One way to know a reactive group is if they engage in the cherry picking of “secular” data that agrees with the agenda of the group (often a good agenda), but ignore or dismiss contrary scholarship. Another way is if they use scary stats to get immediate reactions but suppress better data. Many social problems (divorce, abortion) have shown some improvement lately, but “weird” groups will trumpet doom.
Weird sects need immediate action to solve emergencies.
Getting too cut off from the mainstream can make you stupid.
Failure to interact with our best secular peers is foolish. We become intellectually inbred too easily and standards slip. If we cannot make our movies (the stories we wish to tell) in Hollywood, let’s still interact with Hollywood, so that we can learn the craft from the best. There is nothing wrong with breaking free of stifling systems. Schools overrun with political correctness often do not allow dissent, but there is more freedom than people think.
I am helping form a Christian school and college that wants to ally with anyone who will be for us as often as possible. We will not compromise virtue, wisdom, or integrity, but we know that all those qualities are found in many places. God help us to be criticized for holiness, good works, and our Christianity, not our sloppy scholarship, money hunger, or cheesy, inauthentic sub-culture.
Conformity is not the goal, but genuine interaction.
The more counter-cultural a group tries to be the more idiotic the execution. I discovered a home school group that banned pagan literature but that read Melville. Evidently, being a pagan hundreds of years before Christ was more blameworthy than rejecting Christ hundreds of years after Christ. Of course, the problem was that in cutting themselves off from mainstream education in a group too small to develop a self-critical spirit (that did not simply lead to schism), the group lacked the intellectual resources to know that Moby Dick was more subversive to Christianity than Iliad. If you are in a fundamentalist Christian group that reads Little Women, your intellectual and spiritual sensors are off. I like Little Women, but then I do not think reading a woman who was the product of an abusive cult will devastate the soul . . . if we know what is up in the book.

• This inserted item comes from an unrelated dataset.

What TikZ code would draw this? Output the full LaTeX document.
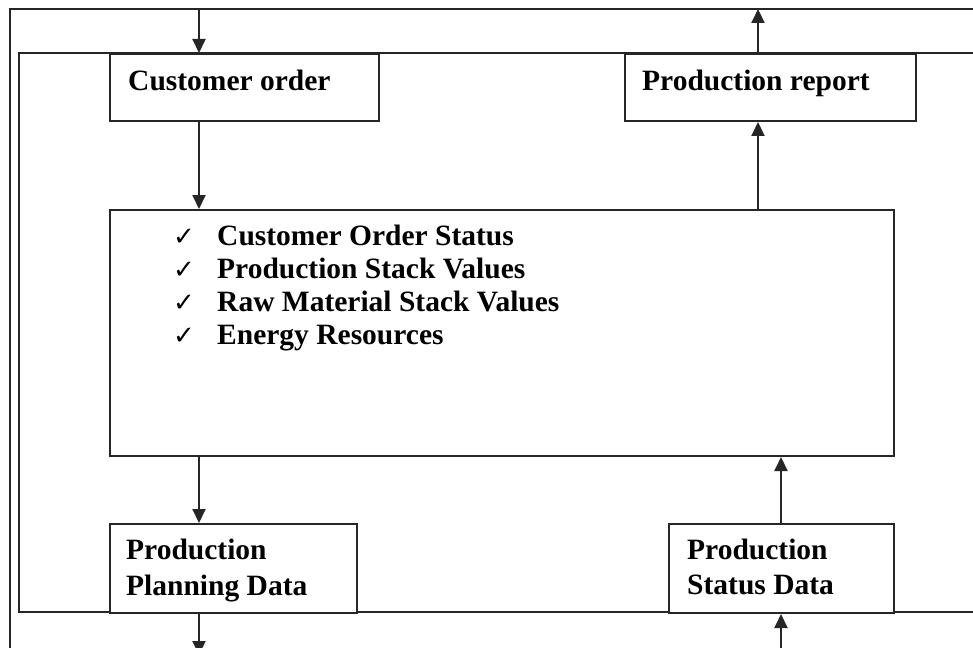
\documentclass[tikz,border=0pt]{standalone}
\usepackage{fontspec}
\setmainfont{Liberation Serif}
\newfontfamily\symfont{DejaVu Sans}
\usetikzlibrary{arrows.meta}
\begin{document}
\begin{tikzpicture}[x=1pt,y=-1pt,
  frame/.style={line width=2pt,draw=black!85},
  box/.style={frame,rectangle,inner sep=0pt,anchor=north west,fill=white},
  conn/.style={line width=2pt,draw=black!85,-{Triangle[length=14pt,width=13pt]}},
  txt/.style={inner sep=0pt,font=\fontsize{29.5}{36}\selectfont\bfseries,align=left},
  chk/.style={inner sep=0pt,anchor=base west,font=\symfont\fontsize{26}{26}\selectfont}]
\useasboundingbox (0,0) rectangle (973,647);
\clip (0,0) rectangle (973,647);
\fill[white] (0,0) rectangle (973,647);
% outer frame (only its top and left show)
\draw[frame] (10,700) -- (10,9) -- (1000,9);
% inner frame
\draw[frame] (1000,53) -- (19,53) -- (19,612) -- (1000,612);
% free ends
\coordinate (tin) at (199,9);
\coordinate (tout) at (758,9);
\coordinate (bout) at (199,655);
\coordinate (bin) at (781,660);
% boxes
\node[box,minimum width=269pt,minimum height=67pt] (co) at (109,53) {};
\node[box,minimum width=291pt,minimum height=67pt] (pr) at (624,53) {};
\node[box,minimum width=784pt,minimum height=246pt] (main) at (109,209) {};
\node[box,minimum width=247pt,minimum height=89pt] (ppd) at (109,523) {};
\node[box,minimum width=225pt,minimum height=89pt] (psd) at (668,523) {};
% texts
\node[txt,anchor=base west] (cot) at (128,91) {Customer order};
\node[txt,anchor=base west] (prt) at (642,91) {Production report};
\node[txt,anchor=base west] (l1) at (217,245) {Customer Order Status};
\node[txt,anchor=base west] (l2) at (217,278) {Production Stack Values};
\node[txt,anchor=base west] (l3) at (217,311) {Raw Material Stack Values};
\node[txt,anchor=base west] (l4) at (217,344) {Energy Resources};
\node[chk] (c1) at (173,245) {✓};
\node[chk] (c2) at (173,278) {✓};
\node[chk] (c3) at (173,311) {✓};
\node[chk] (c4) at (173,344) {✓};
\node[txt,anchor=base west] (ppdt1) at (126,559) {Production};
\node[txt,anchor=base west] (ppdt2) at (126,595) {Planning Data};
\node[txt,anchor=base west] (psdt1) at (687,559) {Production};
\node[txt,anchor=base west] (psdt2) at (687,594) {Status Data};
% connectors
\draw[conn] (tin) -- (co.north -| tin);
\draw[conn] (co.south -| tin) -- (main.north -| tin);
\draw[conn] (main.north -| tout) -- (pr.south -| tout);
\draw[conn] (pr.north -| tout) -- (tout);
\draw[conn] (main.south -| tin) -- (ppd.north -| tin);
\draw[conn] (psd.north -| bin) -- (main.south -| bin);
\draw[conn] (ppd.south -| bout) -- (bout);
\draw[conn] (bin) -- (psd.south -| bin);
\end{tikzpicture}
\end{document}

If you think any book from “bad people” is bad to read, and then read New England Transcendentalist stuff, I don’t get your consistency and worry about your intelligence.
It is hard to redeem a culture that you hate and if all you do is hate a culture, then you will find it hard to love the members of the culture.
Love the truth, even if a non-Christian says the truth. Love beauty, even if a non-Christian creates it. Love goodness, even when a non-Christian does it. Love all humanity, even our enemies. None of that says: love lies, ugliness, or sin. We should hate those things where we find them.
There is no great culture, that has lasted any length of time, that does not contain vast stores of wisdom, virtue, and joy. We can learn and gain so much!
Of course the fact that all things are lawful does not mean all things are beneficial to me.
Pop culture is redeemable, but we don’t have the time or resources to bother. The Muppets on ABC could be discussed, thought about, and helped . . . but I have yet to digest all of Joss Whedon. If called to interact with secular culture, don’t waste time with the worst, pick the best. I also have to “know myself” and be accountable to a community. Some people I cannot help because I am harmed by them. They trigger ugliness, sorrow, or pain in me.
I must do what I can . . . not what someone else can do.
I know this: God wants us to be ourselves, unique, but God also made us for community. There will be no perfect (other world) community before Jesus returns to make everything perfect at last. Until then, the broader our exposure, the less we are inbred, and the more we stick to the truth God has revealed without adding cultural accretions to it, the better off we will be.